Redknee-NSN deal motivated by customers

Peter Dykes/Informa Telecoms and Media
07 Dec 2012
00:00

Speculation over the likely purchaser of Nokia Siemens Networks’ BSS assets was ended with the announcement on 5th December that Canadian BSS solutions vendor Redknee is to acquire most of them for around €40 million, and in the process give a massive boost to its customer base.

Until very recently, Ericsson and Amdocs were being tipped as likely contenders but few pundits had seen Redknee waiting in the wings.

For NSN the deal was simply part of the contraction strategy the company announced at the end of last year and is the latest in a series of garage sales of the joint venture’s unwanted assets over the last 12 months.

For Redknee however, the purchase was all about expansion and specifically, it was about customer numbers and global footprint. Redknee is indeed acquiring most of NSN’s @Once range of BSS products, with the exception of some core network-related mediation, PCRF assets and the company’s GSM-R business, but it was very obvious during the investor’s call following the announcement that the big prize was a vastly expanded customer base.

Redknee CEO Lucas Skoczkowski, told analysts that of the 130 service provider customers that came with the deal, 90% were net new additions to Redknee’s books and that 85 of these were major operators using NSN’s converged billing platform; a core area for Redknee. He added that half of the acquired customer base consisted Tier 1 operators and that 50% of revenues generated by this group was spread across 35 companies, meaning that going forward, Redknee would not be relying on revenues from just a few large licenses.

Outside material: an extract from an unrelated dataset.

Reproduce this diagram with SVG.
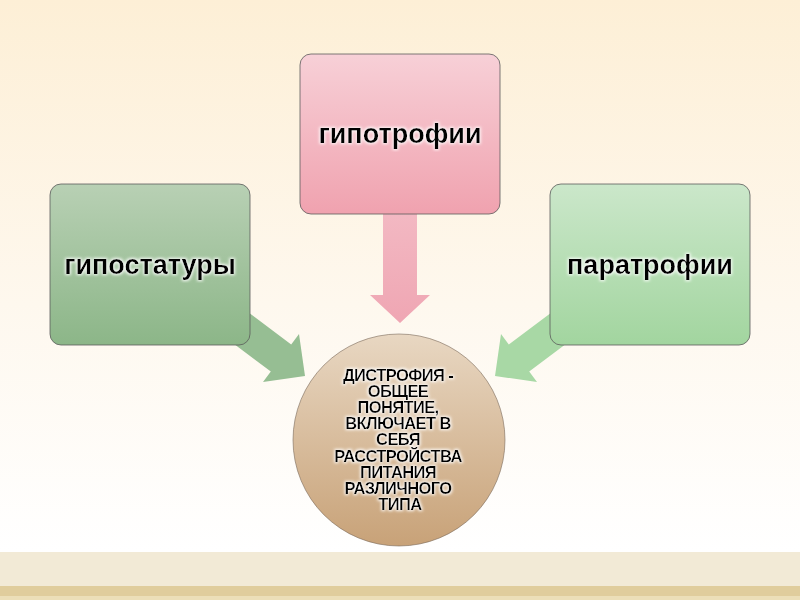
<svg xmlns="http://www.w3.org/2000/svg" width="800" height="600" viewBox="0 0 800 600">
<defs>
<linearGradient id="bg" x1="0" y1="0" x2="0" y2="1">
<stop offset="0" stop-color="#fdefd6"/>
<stop offset="0.55" stop-color="#fef8ee"/>
<stop offset="1" stop-color="#ffffff"/>
</linearGradient>
<linearGradient id="gL" x1="0" y1="0" x2="0" y2="1">
<stop offset="0" stop-color="#b8d0b4"/>
<stop offset="1" stop-color="#8cb688"/>
</linearGradient>
<linearGradient id="gR" x1="0" y1="0" x2="0" y2="1">
<stop offset="0" stop-color="#cbe7ca"/>
<stop offset="1" stop-color="#a2d59f"/>
</linearGradient>
<linearGradient id="gP" x1="0" y1="0" x2="0" y2="1">
<stop offset="0" stop-color="#f7d0d7"/>
<stop offset="1" stop-color="#f0a2af"/>
</linearGradient>
<linearGradient id="gC" x1="0" y1="0" x2="0" y2="1">
<stop offset="0" stop-color="#e8d7c2"/>
<stop offset="1" stop-color="#c8a278"/>
</linearGradient>
<linearGradient id="aP" x1="0" y1="0" x2="0" y2="1">
<stop offset="0" stop-color="#f3b9c3"/>
<stop offset="1" stop-color="#efa6b3"/>
</linearGradient>
<filter id="glow" x="-10%" y="-10%" width="120%" height="120%">
<feMorphology in="SourceAlpha" operator="dilate" radius="1.2" result="d"/>
<feGaussianBlur in="d" stdDeviation="1.8" result="b"/>
<feFlood flood-color="#ffffff" flood-opacity="0.9"/>
<feComposite in2="b" operator="in" result="w"/>
<feMerge><feMergeNode in="w"/><feMergeNode in="SourceGraphic"/></feMerge>
</filter>
<style>
.box{stroke:#5a5a5a;stroke-width:0.8}
.lbl{font-family:"Liberation Sans",Arial,sans-serif;font-weight:bold;font-size:27px;fill:#000;text-anchor:middle}
.ct{font-family:"Liberation Sans",Arial,sans-serif;font-weight:bold;font-size:16.5px;fill:#000;text-anchor:middle;letter-spacing:-0.6px}
</style>
</defs>
<rect x="0" y="0" width="800" height="552" fill="url(#bg)"/>
<rect x="0" y="552" width="800" height="34" fill="#f2ead6"/>
<rect x="0" y="586" width="800" height="10" fill="#e0cd9c"/>
<rect x="0" y="596" width="800" height="4" fill="#ecdfb8"/>
<g id="connectors">
<polygon points="214.8,329.6 235.2,302.4 291.2,344.4 299,334 305,376 263,382 270.8,371.6" fill="#96be93"/>
<polygon points="585.2,329.6 564.8,302.4 508.8,344.4 501,334 495,376 537,382 529.2,371.6" fill="#a8d8a5"/>
<polygon points="383,210 417,210 417,295 430,295 400,323 370,295 383,295" fill="url(#aP)"/>
</g>
<g id="node-center">
<circle cx="399" cy="440" r="106" fill="url(#gC)" stroke="#7a6a5a" stroke-width="0.6"/>
<text class="ct" filter="url(#glow)">
<tspan x="400" y="380.5">ДИСТРОФИЯ -</tspan>
<tspan x="400" y="396.7">ОБЩЕЕ</tspan>
<tspan x="400" y="412.9">ПОНЯТИЕ,</tspan>
<tspan x="400" y="429.1">ВКЛЮЧАЕТ В</tspan>
<tspan x="400" y="445.3">СЕБЯ</tspan>
<tspan x="400" y="461.5">РАССТРОЙСТВА</tspan>
<tspan x="400" y="477.7">ПИТАНИЯ</tspan>
<tspan x="400" y="493.9">РАЗЛИЧНОГО</tspan>
<tspan x="400" y="510.1">ТИПА</tspan>
</text>
</g>
<g id="node-left">
<rect class="box" x="50" y="184" width="200" height="161" rx="11" fill="url(#gL)"/>
<text class="lbl" x="150" y="274" filter="url(#glow)">гипостатуры</text>
</g>
<g id="node-top">
<rect class="box" x="300" y="54" width="200" height="160" rx="11" fill="url(#gP)"/>
<text class="lbl" x="400" y="143" filter="url(#glow)">гипотрофии</text>
</g>
<g id="node-right">
<rect class="box" x="550" y="184" width="200" height="161" rx="11" fill="url(#gR)"/>
<text class="lbl" x="650" y="274" filter="url(#glow)">паратрофии</text>
</g>
</svg>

Geographically, the deal was good for Redknee too. Of the 90 countries in which NSN’s soon-to-be former BSS customers reside, Skoczkowski said that Redknee had a presence in 40 at the most. In addition, apart from effectively more than doubling the purchaser’s global footprint, the deal has given Redknee the human resources to support its new customers in those regions with the transfer of some 1,200 NSN employees scattered strategically across the globe.

In terms of products, there is much duplication between Redknee and NSN’s BSS portfolios and Skoczkowski says that integration could take up to two years to complete, culminating in a single Redknee branded product set. Such an extended timescale suggests a process of cherry-picking followed by a phasing out of NSN products rather than integration. It is probably worth comparing the speed and fanfare with which Ericsson announced the integration of Telcordia’s portfolio into its own product set to Redknee’s two-year timeline to make an educated guess as to the true value of the acquired assets to the Canadian vendor and its likely strategy.